Втуне автор имеет желанием заставить мыслящих читателей переболеть глубиной мыслей поэта, у которого мечта и сказка, и реальность — все в одном, у которого нет интереса «… средь юношей безумных», дополним Мандельштамом — «…разменивать последний грош души,», а всегда присутствовало желание быть Прометеем, а не Терситом, и понимать: есть цель — есть дорога. Кто стал доверителем Солнца и Луны, чтобы разбирать смысл снов, загадок и ликов России, не обрезая позолоченных краев ее истории и не создавая имитацию золотого фасада, как некогда монахи для убранства бедных церквей придумали квиллинг.
И, не без тайного умысла, возбудить у вас воображение, будто Александр Македонский посещает мастерового Пушкина, дабы выразить ему свой восторг за поэзию дивную. Как некогда царь посещал ателье художника Апелла, чтобы быть изображенным на картине с молнией в руке.
А чрез лик мудреца, коим « Сиракуз спасался», явить образ « Сердец и душ смиренного повелителя», властителя дум Отечества нашего.
В конечном, реперном накале, вызвать у вас восторг от красивых и содержательных текстов, язык поэтический которых поистине превосходен — мелодичен, богат и лёгок, ибо мир давний, седой и мудрый, изрек: «Слово есть образ дела» -Солон:
Но лишь божественный глагол
До слуха чуткого коснется,
Душа поэта встрепенется,
Как пробудившийся орел.
Живое земное создание, подарившее нам новый поэтический язык и новые поэтические миры, облекший их в простое и ясное русское слово, чистое и прелестное в своем звучании.

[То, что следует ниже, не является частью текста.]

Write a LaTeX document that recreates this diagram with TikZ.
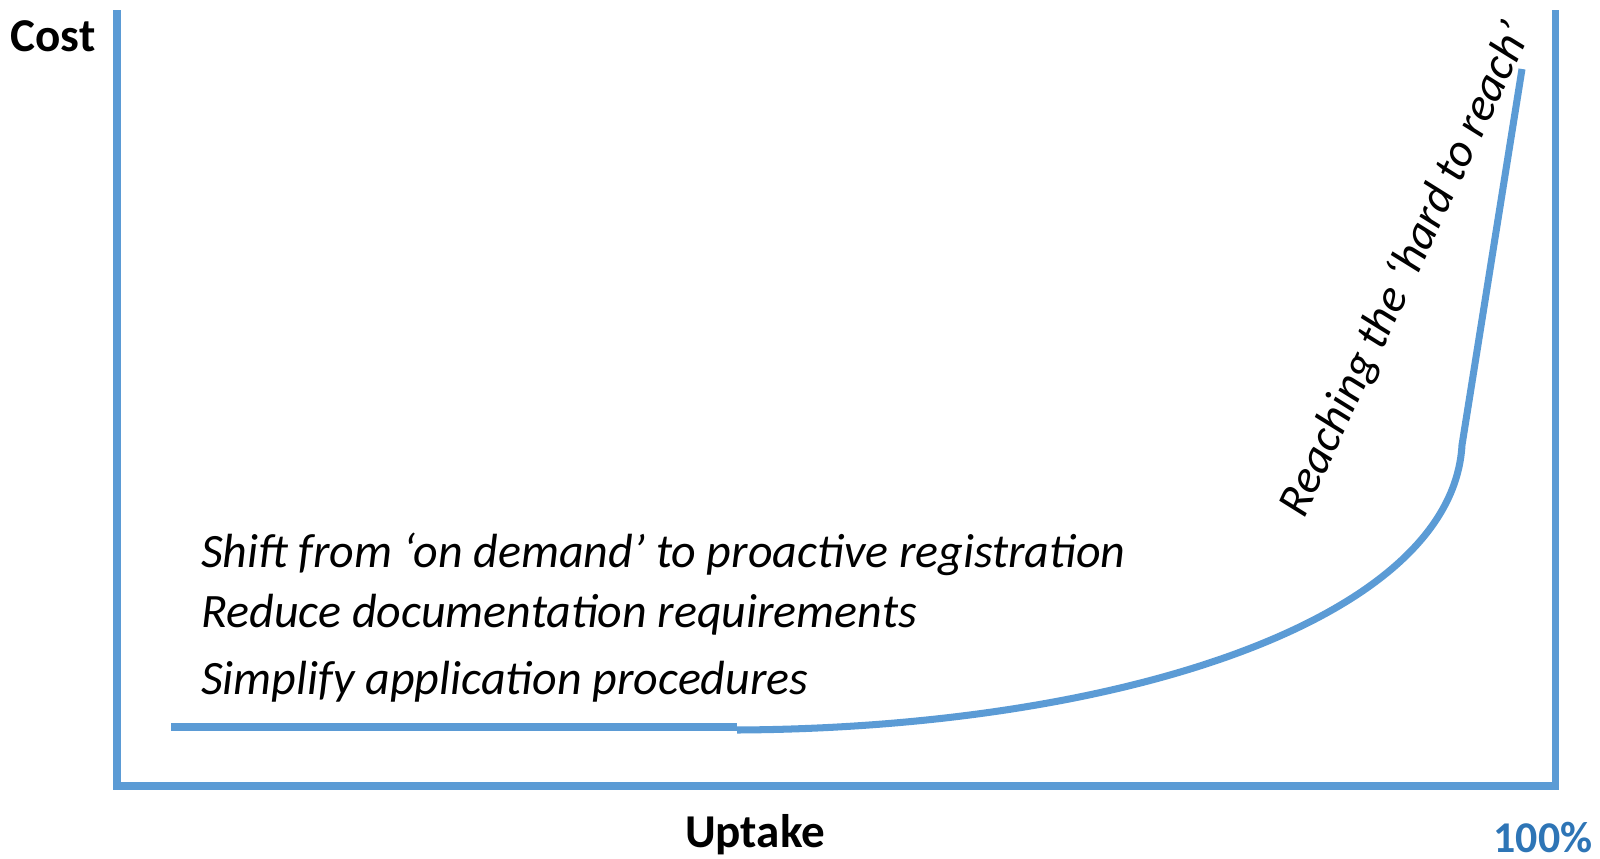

Он собирал камни, которые в него бросали век и империя. И, как архитектор, возводил из них основание будущего пьедестала:
Я пил и думою сердечной
Во дни минувшие летал
И горе жизни скоротечной
И сны любви воспоминал…
А знания свои снимал, будто с портика Соломона и трудов литератора и историка Карамзина Н. М.:
…ничто не ново под луною:
Что есть, то было, будет ввек.
И прежде кровь лилась рекою,
И прежде плакал человек… — Карамзин Н. М.
Человек неповторимой исторической миссии, которая явилась высшим смыслом его жизни, высшей ценностью. Добровольно обрекший себя на служение миру и людям. Власть, богатство, слава не значили ничего для него. Он «прошел по Земле без них», поразив все грани воображения, принес русскому и вообще «другам человеческим» свет Цивилизации:
О, сколько нам открытий чудных
Готовит Просвещения дух,
И опыт, сын ошибок трудных.
И гений, парадоксов друг,
И случай — Бог изобретатель.
Свет так ярок, что рассеивает тьму столетий, расплывчатой и загадочной, и приближает нас к Пушкину. И он предстает перед нами, современниками, как человек своего времени, — живой, исполненный противоречий и подлинного величия.
Колючие и злые насмешки, сплетни — катком грубым катится по внутреннему миру Пушкину злорадная инквизиция толпы «бессмысленной и беспощадной» — « бесконечны, безобразны в мутной месяца игре закружились разные бесы». Неужели им грезилась кровь поданного российской империи? Неужели их не смущало как Самозванца: «Кровь русская, о Курбский, потечет»?
Его осаждали доносы и ждала тюремная камера… но, конечно, без сломанных ребер, отбитых почек, пыток бессонницей и голодом.
И разве может хранить многомерный эмоциональный мир поэта, экспрессивный и огненный, спокойствие? Всеядно, глумливо, с каким -то милитаристским безумием спесивый и надменный Петербург, этот «кровожадный Нерон»полоскает имя поэта и его жены, его «Натали» — от выспренных вельмож и знатных бездельников до толстощеких купцов и мордатых лавочников.
«.. не яко Иуда, но яко Разбойник — Романтик» — Пушкин о себе.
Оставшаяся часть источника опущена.